How to deserialize an object with PyYAML using safe_load?

systempuntoout picture systempuntoout · Apr 13, 2010 · Viewed 12.1k times · Source

Having a snippet like this:

import yaml
class User(object):
    def __init__(self, name, surname):
       self.name= name
       self.surname= surname

user = User('spam', 'eggs')
serialized_user = yaml.dump(user)
#Network
deserialized_user = yaml.load(serialized_user)
print "name: %s, sname: %s" % (deserialized_user.name, deserialized_user.surname)
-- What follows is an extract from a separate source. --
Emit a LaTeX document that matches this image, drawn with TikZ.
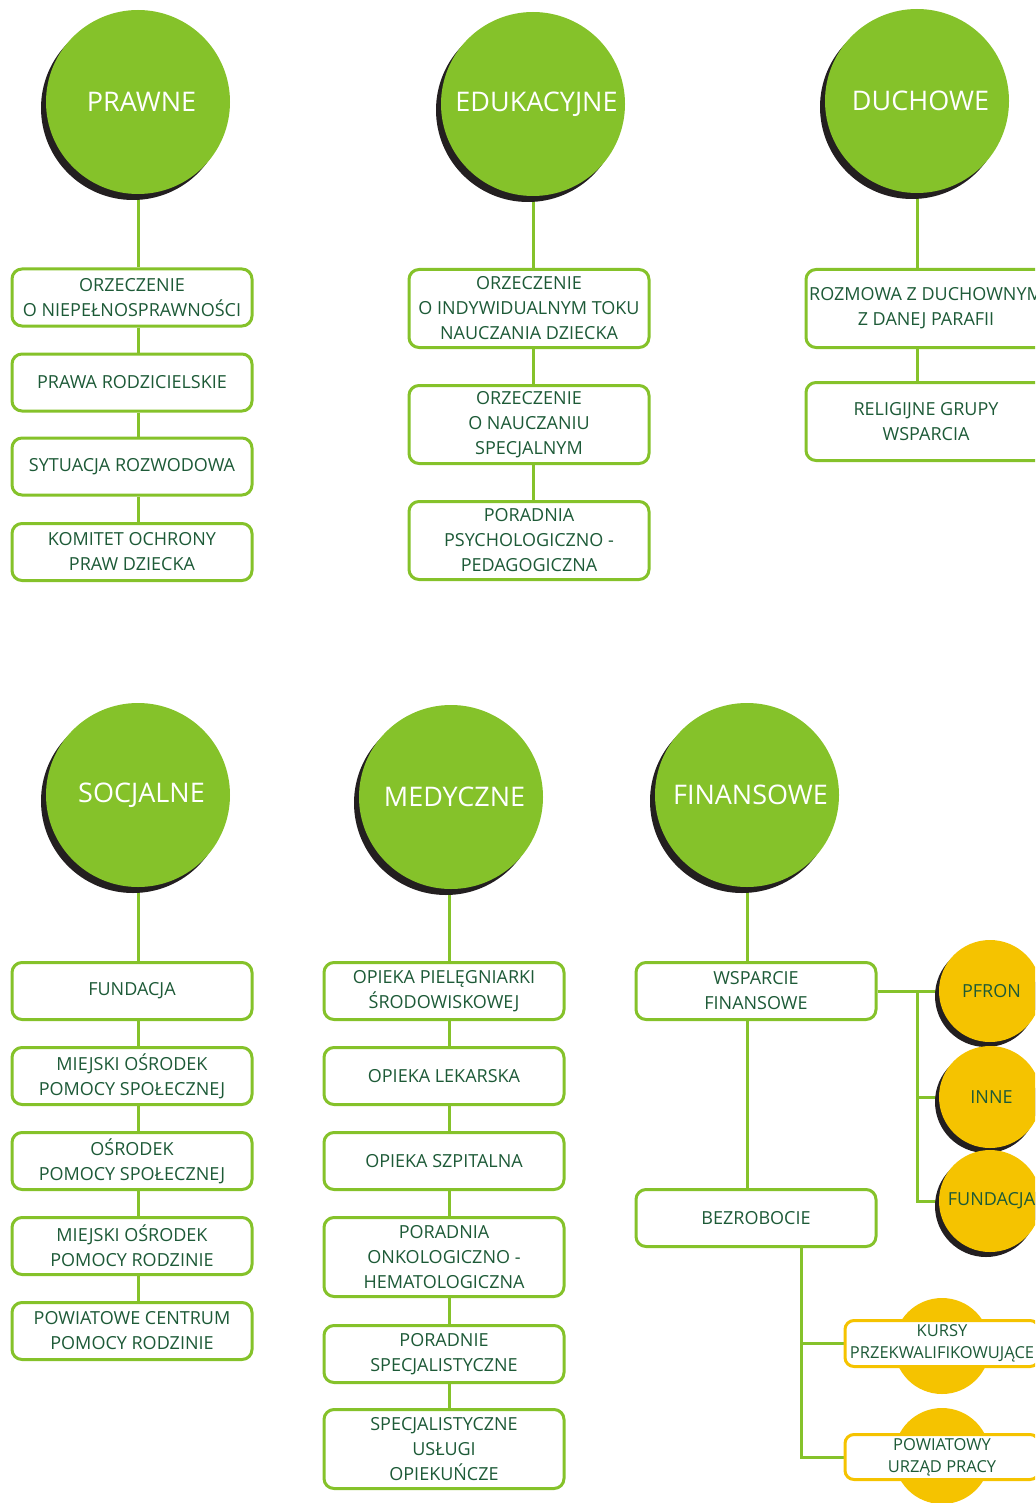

Yaml docs says that it is not safe to call yaml.load with any data received from an untrusted source; so, what should I modify to my snippet\class to use safe_load method?
Is it possible?

Answer

Petr Viktorin picture Petr Viktorin · May 23, 2010

Another way exists. From the PyYaml docs:

A python object can be marked as safe and thus be recognized by yaml.safe_load. To do this, derive it from yaml.YAMLObject [...] and explicitly set its class property yaml_loader to yaml.SafeLoader.

You also have to set the yaml_tag property to make it work.

YAMLObject does some metaclass magic to make the object loadable. Note that if you do this, the objects will only be loadable by the safe loader, not with regular yaml.load().

Working example:

import yaml

class User(yaml.YAMLObject):
    yaml_loader = yaml.SafeLoader
    yaml_tag = u'!User'

    def __init__(self, name, surname):
       self.name= name
       self.surname= surname

user = User('spam', 'eggs')
serialized_user = yaml.dump(user)

#Network

deserialized_user = yaml.safe_load(serialized_user)
print "name: %s, sname: %s" % (deserialized_user.name, deserialized_user.surname)

The advantage of this one is that it's prety easy to do; the disadvantages are that it only works with safe_load and clutters your class with serialization-related attributes and metaclass.